Jiwa merantau ini sudah tertanam sejak zaman dahulu kala. Dimana orang Minang zaman dahulu tak hanya merantau untuk mencari penghidupan, namun sekaligus menuntut ilmu di tempat yang baru. Tak heran banyak sekali tokoh-tokoh terpelajar Indonesia yang berasal dari Minang.
Tradisi merantau ini memberikan sensasi kerinduan yang luar biasa bagi mereka yang jauh dari kampung halaman. Di perantauan jika sesama orang Minang bertemu, maka tali persaudaraan antar mereka akan kuat seolah bertemu dengan saudara kandungnya.
Karena banyak yang merantau inilah maka muncul istilah “Urang Awak” diantara sesama perantau dari Minang.
Hingga kini Urang Awak banyak tersebar di seluruh penjuru Indonesia dengan berbagai profesi dan keahlian.
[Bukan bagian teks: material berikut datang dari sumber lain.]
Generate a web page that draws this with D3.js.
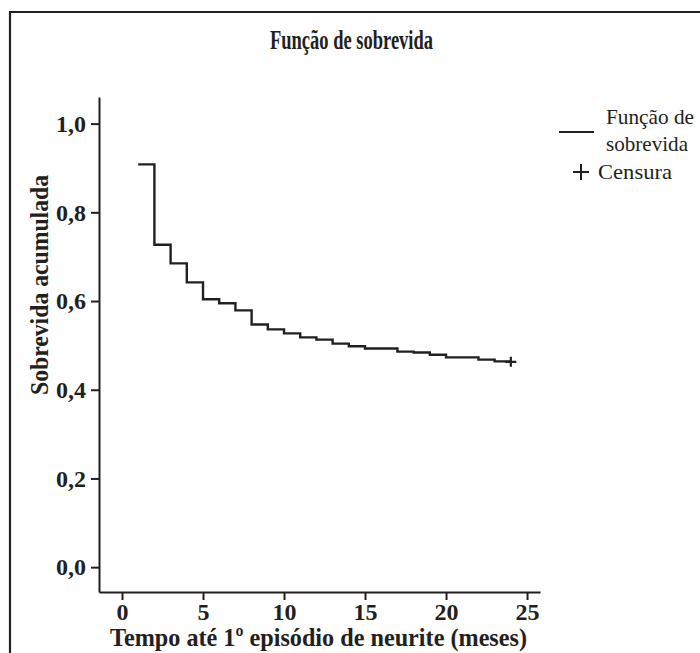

Mulai dari pelajar, pengajar, penulis, politisi, ulama, jurnalis, hingga pedagang.
Bukti nyata eksistensi suku Minangkabau di Indonesia adalah keberadaan rumah makan Padang yang pasti kita temukan di setiap daerah. Tak hanya di Indonesia, menurut berita dari beberapa pelajar Minang yang studi di luar negeri, rumah makan Padang pun sudah sampai ke mancanegara.
Dalam pencapaiannya suku Minangkabau termasuk ke dalam suku tersukses di berbagai bidang. Tercatat bahwa 6 dari 10 tokoh penting di Indonesia pada abad ke-20 berasal dari orang Minang, sumber majalah Tempo tahun 2000. Sungguh bangga bukan menjadi bagian dari Urang Awak!
Originally posted 2020-05-08 01:00:42.